_DATASET EXCERPT:_
· · · ·

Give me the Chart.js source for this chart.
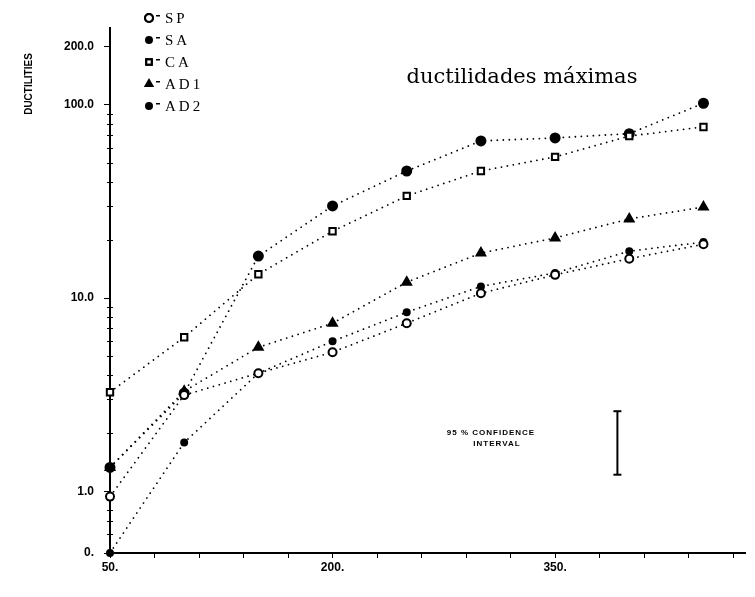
<!DOCTYPE html>
<html>
<head>
<meta charset="utf-8">
<script src="https://cdn.jsdelivr.net/npm/chart.js@4.4.1/dist/chart.umd.min.js"></script>
<style>
  html, body { margin: 0; padding: 0; background: #fff; }
  #wrap { width: 755px; height: 597px; }
</style>
</head>
<body>
<div id="wrap"><canvas id="duct" width="755" height="597"></canvas></div>
<script>
// x values (load level) and ductility per series
const X_VALUES = [50, 100, 150, 200, 250, 300, 350, 400, 450];
const SP  = [0.94, 3.15, 4.09, 5.25, 7.42, 10.6, 13.2, 16.0, 19.0];
const SA  = [0.48, 1.79, 4.09, 5.98, 8.46, 11.5, 13.5, 17.5, 19.5];
const CA  = [3.26, 6.28, 13.3, 22.2, 33.8, 45.5, 53.8, 69.0, 76.9];
const AD1 = [1.33, 3.30, 5.57, 7.42, 12.1, 17.1, 20.5, 25.7, 29.6];
const AD2 = [1.33, 3.22, 16.5, 30.0, 45.5, 65.1, 67.5, 71.0, 102];

const SERIES_NAMES = ['SP', 'SA', 'CA', 'AD1', 'AD2'];

// 95 % confidence interval bar
const CI_X = [392, 392];
const CI_Y = [1.22, 2.6];

// axis ticks
const X_TICKS = [50, 80, 110, 140, 170, 200, 230, 260, 290, 320, 350, 380, 410, 440, 470];
const X_LABEL_AT = [50, 200, 350];
const X_LABEL_TEXT = ['50.', '200.', '350.'];
const Y_TICKS = [0.48, 1, 10, 100, 200];
const Y_TICK_TEXT = ['0.', '1.0', '10.0', '100.0', '200.0'];
const Y_MINOR = [0.6, 0.7, 0.8, 0.9, 2, 3, 4, 5, 6, 7, 8, 9, 20, 30, 40, 50, 60, 70, 80, 90];

const STYLES = {
  SP:  { pointStyle: 'circle',   radius: 4,   fill: '#fff' },
  SA:  { pointStyle: 'circle',   radius: 3,   fill: '#000' },
  CA:  { pointStyle: 'rect',     radius: 4.5, fill: '#fff' },
  AD1: { pointStyle: 'triangle', radius: 5,   fill: '#000' },
  AD2: { pointStyle: 'circle',   radius: 4.5, fill: '#000' }
};

const seriesData = { SP, SA, CA, AD1, AD2 };

const datasets = SERIES_NAMES.map(name => {
  const st = STYLES[name];
  return {
    label: name,
    data: X_VALUES.map((x, i) => ({ x, y: seriesData[name][i] })),
    showLine: true,
    borderColor: '#000',
    borderWidth: 1.8,
    borderDash: [0.01, 6],
    borderCapStyle: 'round',
    pointStyle: st.pointStyle,
    pointRadius: st.radius,
    pointBackgroundColor: st.fill,
    pointBorderColor: '#000',
    pointBorderWidth: 2,
    clip: false
  };
});

datasets.push({
  label: 'CI',
  data: CI_X.map((x, i) => ({ x, y: CI_Y[i] })),
  showLine: true,
  borderColor: '#000',
  borderWidth: 2,
  pointStyle: 'line',
  pointRadius: 4,
  pointBorderWidth: 2,
  pointBorderColor: '#000'
});

const tickFont = { family: 'Liberation Sans', size: 12, weight: 'bold' };

const extras = {
  id: 'extras',
  afterDraw(chart) {
    const { ctx, scales: { x, y } } = chart;
    ctx.save();
    ctx.strokeStyle = '#000';
    ctx.fillStyle = '#000';

    // minor ticks on the log axis
    ctx.lineWidth = 1;
    Y_MINOR.forEach(v => {
      const py = Math.round(y.getPixelForValue(v)) + 0.5;
      ctx.beginPath();
      ctx.moveTo(x.left - 3, py);
      ctx.lineTo(x.left + 3, py);
      ctx.stroke();
    });

    // axis title
    ctx.save();
    ctx.translate(29, 84);
    ctx.rotate(-Math.PI / 2);
    ctx.font = 'bold 10px "Liberation Sans Narrow", "Liberation Sans"';
    ctx.textAlign = 'center';
    ctx.textBaseline = 'middle';
    ctx.fillText('DUCTILITIES', 0, 0);
    ctx.restore();

    // title
    ctx.font = '21px "DejaVu Serif"';
    ctx.textAlign = 'center';
    ctx.textBaseline = 'alphabetic';
    ctx.fillText('ductilidades máximas', 522, 83);

    // legend
    const rows = [18, 40, 62, 84, 106];
    ctx.textAlign = 'left';
    ctx.textBaseline = 'middle';
    SERIES_NAMES.forEach((name, i) => {
      const st = STYLES[name];
      ctx.fillStyle = st.fill;
      ctx.lineWidth = 2;
      Chart.helpers.drawPoint(ctx, {
        pointStyle: st.pointStyle,
        radius: name === 'AD2' ? 3 : Math.min(st.radius, 4),
        rotation: 0,
        borderWidth: 2
      }, 149, rows[i]);
      if (st.fill === '#fff') ctx.stroke();
      ctx.fillStyle = '#000';
      ctx.fillRect(156, rows[i] - 3, 4, 1.5);
      ctx.font = '15px "Liberation Serif"';
      ctx.letterSpacing = '3px';
      ctx.fillText(name, 165, rows[i] + 1);
      ctx.letterSpacing = '0px';
    });

    // confidence interval label
    ctx.font = 'bold 8px "Liberation Sans"';
    ctx.letterSpacing = '1px';
    ctx.textAlign = 'center';
    ctx.fillText('95 % CONFIDENCE', 491, 433);
    ctx.fillText('INTERVAL', 497, 444);
    ctx.restore();
  }
};

new Chart(document.getElementById('duct'), {
  type: 'scatter',
  data: { datasets },
  options: {
    responsive: false,
    animation: false,
    layout: { padding: { top: 28, right: 10, left: 0, bottom: 0 } },
    plugins: { legend: { display: false }, tooltip: { enabled: false } },
    scales: {
      x: {
        type: 'linear',
        min: 50,
        max: 478,
        afterBuildTicks: s => { s.ticks = X_TICKS.map(v => ({ value: v })); },
        afterFit: s => { s.height = 44; },
        ticks: {
          autoSkip: false,
          maxRotation: 0,
          padding: 2,
          color: '#000',
          font: tickFont,
          callback: v => {
            const k = X_LABEL_AT.indexOf(v);
            return k >= 0 ? X_LABEL_TEXT[k] : '';
          }
        },
        grid: { drawOnChartArea: false, tickLength: 5, color: '#000', lineWidth: 1 },
        border: { color: '#000', width: 2 }
      },
      y: {
        type: 'logarithmic',
        min: 0.48,
        max: 250,
        afterBuildTicks: s => { s.ticks = Y_TICKS.map(v => ({ value: v })); },
        afterFit: s => { s.width = 110; },
        ticks: {
          autoSkip: false,
          padding: 10,
          color: '#000',
          font: tickFont,
          callback: (v, i) => Y_TICK_TEXT[i]
        },
        grid: { drawOnChartArea: false, tickLength: 6, color: '#000', lineWidth: 1 },
        border: { color: '#000', width: 2 }
      }
    }
  },
  plugins: [extras]
});
</script>
</body>
</html>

· · · ·

_TASK INSTRUCTIONS:_ Omit the pictures and reproduce the listing exactly.

_ANSWER TO THIS TASK:_
Give me the Chart.js source for this chart.
<!DOCTYPE html>
<html>
<head>
<meta charset="utf-8">
<script src="https://cdn.jsdelivr.net/npm/chart.js@4.4.1/dist/chart.umd.min.js"></script>
<style>
  html, body { margin: 0; padding: 0; background: #fff; }
  #wrap { width: 755px; height: 597px; }
</style>
</head>
<body>
<div id="wrap"><canvas id="duct" width="755" height="597"></canvas></div>
<script>
// x values (load level) and ductility per series
const X_VALUES = [50, 100, 150, 200, 250, 300, 350, 400, 450];
const SP  = [0.94, 3.15, 4.09, 5.25, 7.42, 10.6, 13.2, 16.0, 19.0];
const SA  = [0.48, 1.79, 4.09, 5.98, 8.46, 11.5, 13.5, 17.5, 19.5];
const CA  = [3.26, 6.28, 13.3, 22.2, 33.8, 45.5, 53.8, 69.0, 76.9];
const AD1 = [1.33, 3.30, 5.57, 7.42, 12.1, 17.1, 20.5, 25.7, 29.6];
const AD2 = [1.33, 3.22, 16.5, 30.0, 45.5, 65.1, 67.5, 71.0, 102];

const SERIES_NAMES = ['SP', 'SA', 'CA', 'AD1', 'AD2'];

// 95 % confidence interval bar
const CI_X = [392, 392];
const CI_Y = [1.22, 2.6];

// axis ticks
const X_TICKS = [50, 80, 110, 140, 170, 200, 230, 260, 290, 320, 350, 380, 410, 440, 470];
const X_LABEL_AT = [50, 200, 350];
const X_LABEL_TEXT = ['50.', '200.', '350.'];
const Y_TICKS = [0.48, 1, 10, 100, 200];
const Y_TICK_TEXT = ['0.', '1.0', '10.0', '100.0', '200.0'];
const Y_MINOR = [0.6, 0.7, 0.8, 0.9, 2, 3, 4, 5, 6, 7, 8, 9, 20, 30, 40, 50, 60, 70, 80, 90];

const STYLES = {
  SP:  { pointStyle: 'circle',   radius: 4,   fill: '#fff' },
  SA:  { pointStyle: 'circle',   radius: 3,   fill: '#000' },
  CA:  { pointStyle: 'rect',     radius: 4.5, fill: '#fff' },
  AD1: { pointStyle: 'triangle', radius: 5,   fill: '#000' },
  AD2: { pointStyle: 'circle',   radius: 4.5, fill: '#000' }
};

const seriesData = { SP, SA, CA, AD1, AD2 };

const datasets = SERIES_NAMES.map(name => {
  const st = STYLES[name];
  return {
    label: name,
    data: X_VALUES.map((x, i) => ({ x, y: seriesData[name][i] })),
    showLine: true,
    borderColor: '#000',
    borderWidth: 1.8,
    borderDash: [0.01, 6],
    borderCapStyle: 'round',
    pointStyle: st.pointStyle,
    pointRadius: st.radius,
    pointBackgroundColor: st.fill,
    pointBorderColor: '#000',
    pointBorderWidth: 2,
    clip: false
  };
});

datasets.push({
  label: 'CI',
  data: CI_X.map((x, i) => ({ x, y: CI_Y[i] })),
  showLine: true,
  borderColor: '#000',
  borderWidth: 2,
  pointStyle: 'line',
  pointRadius: 4,
  pointBorderWidth: 2,
  pointBorderColor: '#000'
});

const tickFont = { family: 'Liberation Sans', size: 12, weight: 'bold' };

const extras = {
  id: 'extras',
  afterDraw(chart) {
    const { ctx, scales: { x, y } } = chart;
    ctx.save();
    ctx.strokeStyle = '#000';
    ctx.fillStyle = '#000';

    // minor ticks on the log axis
    ctx.lineWidth = 1;
    Y_MINOR.forEach(v => {
      const py = Math.round(y.getPixelForValue(v)) + 0.5;
      ctx.beginPath();
      ctx.moveTo(x.left - 3, py);
      ctx.lineTo(x.left + 3, py);
      ctx.stroke();
    });

    // axis title
    ctx.save();
    ctx.translate(29, 84);
    ctx.rotate(-Math.PI / 2);
    ctx.font = 'bold 10px "Liberation Sans Narrow", "Liberation Sans"';
    ctx.textAlign = 'center';
    ctx.textBaseline = 'middle';
    ctx.fillText('DUCTILITIES', 0, 0);
    ctx.restore();

    // title
    ctx.font = '21px "DejaVu Serif"';
    ctx.textAlign = 'center';
    ctx.textBaseline = 'alphabetic';
    ctx.fillText('ductilidades máximas', 522, 83);

    // legend
    const rows = [18, 40, 62, 84, 106];
    ctx.textAlign = 'left';
    ctx.textBaseline = 'middle';
    SERIES_NAMES.forEach((name, i) => {
      const st = STYLES[name];
      ctx.fillStyle = st.fill;
      ctx.lineWidth = 2;
      Chart.helpers.drawPoint(ctx, {
        pointStyle: st.pointStyle,
        radius: name === 'AD2' ? 3 : Math.min(st.radius, 4),
        rotation: 0,
        borderWidth: 2
      }, 149, rows[i]);
      if (st.fill === '#fff') ctx.stroke();
      ctx.fillStyle = '#000';
      ctx.fillRect(156, rows[i] - 3, 4, 1.5);
      ctx.font = '15px "Liberation Serif"';
      ctx.letterSpacing = '3px';
      ctx.fillText(name, 165, rows[i] + 1);
      ctx.letterSpacing = '0px';
    });

    // confidence interval label
    ctx.font = 'bold 8px "Liberation Sans"';
    ctx.letterSpacing = '1px';
    ctx.textAlign = 'center';
    ctx.fillText('95 % CONFIDENCE', 491, 433);
    ctx.fillText('INTERVAL', 497, 444);
    ctx.restore();
  }
};

new Chart(document.getElementById('duct'), {
  type: 'scatter',
  data: { datasets },
  options: {
    responsive: false,
    animation: false,
    layout: { padding: { top: 28, right: 10, left: 0, bottom: 0 } },
    plugins: { legend: { display: false }, tooltip: { enabled: false } },
    scales: {
      x: {
        type: 'linear',
        min: 50,
        max: 478,
        afterBuildTicks: s => { s.ticks = X_TICKS.map(v => ({ value: v })); },
        afterFit: s => { s.height = 44; },
        ticks: {
          autoSkip: false,
          maxRotation: 0,
          padding: 2,
          color: '#000',
          font: tickFont,
          callback: v => {
            const k = X_LABEL_AT.indexOf(v);
            return k >= 0 ? X_LABEL_TEXT[k] : '';
          }
        },
        grid: { drawOnChartArea: false, tickLength: 5, color: '#000', lineWidth: 1 },
        border: { color: '#000', width: 2 }
      },
      y: {
        type: 'logarithmic',
        min: 0.48,
        max: 250,
        afterBuildTicks: s => { s.ticks = Y_TICKS.map(v => ({ value: v })); },
        afterFit: s => { s.width = 110; },
        ticks: {
          autoSkip: false,
          padding: 10,
          color: '#000',
          font: tickFont,
          callback: (v, i) => Y_TICK_TEXT[i]
        },
        grid: { drawOnChartArea: false, tickLength: 6, color: '#000', lineWidth: 1 },
        border: { color: '#000', width: 2 }
      }
    }
  },
  plugins: [extras]
});
</script>
</body>
</html>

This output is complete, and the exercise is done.